At the crux of ethnic conflict in Russia is Chechnya. There was a strong secessionist movement in Chechnya during the Soviet era. When the Soviet Union dissolved, Chechnya was de facto independent. Some years later, the Russian army went in and brought them to heel using military force. The conflict festered, resulting in two wars: one from 1994-5 and a second from 1999-2000. After those wars, Russia forcibly removed “insurgents”, put strategic partners into power, and pumped money into the region to rebuild it. In a sense, Chechnya has remained a distant, poorly controlled borderland. In this context, Islamic extremism has taken root.

How do nationalist sentiments or calls for secession relation to Islamic extremism and terrorism in the Caucasus region?

In the last three decades or so, nationalism in Caucasus has taken on a form of Islam and Islamic extremism. The fundamental problem, however, is nationalist. One brand of that is also Islamic. Islamic extremism doesn’t have a long history in region, though. It was really born of the dissolution of the Soviet Union. The Soviet Union was highly non-religious. In fact, the Soviet government practically outlawed religion. As a result, religion made a big comeback. Levels of religiousness also exist on a spectrum; even though religion has made a comeback, not all Muslims in the Caucasus region are extremists.

Sochi is over 200 miles from the Caucasus region and part of Russia proper. Why do you think people are so concerned about Islamic extremism in Caucasus spreading to Sochi? Is the threat real?

I think people are focusing on the possibility of something going wrong at the Olympics because they’re being held in Russia. There is a tendency to see everything that happens in Russia in a negative light. [Americans] don’t like Putin. Everything is being drowned out. I’ve been looking at the coverage. There is a tendency to drag out all the negative connotations of everything Russia does. Americans have this tendency whenever they’re talking about states that do not have liberal capitalist systems. Political issues, like Russia’s stance on gay marriage, have also influenced our perspective on Russia, and not to their benefit.

Additionally, there were two explosions in the city of Volgograd after Christmas that were linked to Islamic extremists. But both of those happened far away from Sochi. That is not to say these issues don’t exist; some regions are more violent. Chechnya is one of them. However, there is a certain relentlessness in the negativity with which Russia is viewed.

There haven’t been any massive attacks recently, but because the Olympics are being held in Russia, all the “what ifs” are coming out.

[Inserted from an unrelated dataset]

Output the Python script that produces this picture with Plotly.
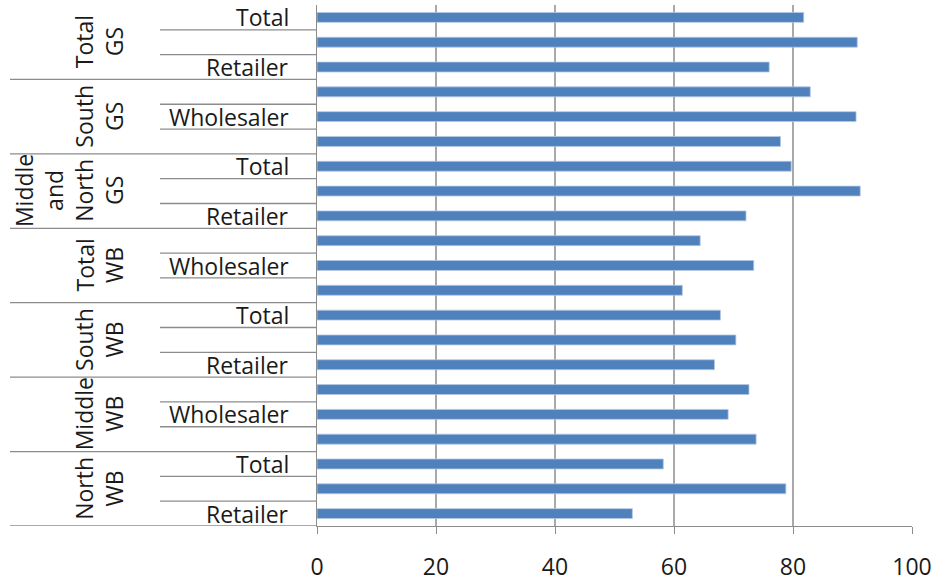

The Boston marathon bombing also makes Islamic extremism in Caucasus especially relevant to Americans. The immigrants responsible for those bombings came from the Caucasus. That, more than anything else has put terrorism in Russia on American minds. The international Islamic connection was not a fundamental part of the Boston bombing, but because they were Chechens, it was brought to light.

What does Putin have to say about all this?

The official Russian position is that Russia is a federation with autonomous regions. All these regions have constitutional rights. The major point of contention has to do with balance: who should take control of what? Putin recognizes Russia as a multinational state, and as such respects the autonomy of these republics, but he has no patience with secessionists.

How does the Russian population feel?

There has been a growing sense of xenophobic nationalism in Russia; many Russians don’t like Caucasians. The government does not necessarily reflect this. An unhealthy sort of Russian chauvinism has taken root in the last 10 years, at the expense of non-Russians in the south. Such chauvinism also exists on a spectrum, but that’s the trend as I see it.

What is the most important thing for Carleton students to know about Islamic extremism in the Caucasus?

I think it’s important to keep things into perspective. Yes, ethnic conflict and Islamic extremism are issues in Caucasus, and the Russian government isn’t necessarily all that nice, but when we think about countries we don’t like, there is a tendency to focus on the negative. This is especially true with Russia. The suspicion is always there. Try not to be consumed by it.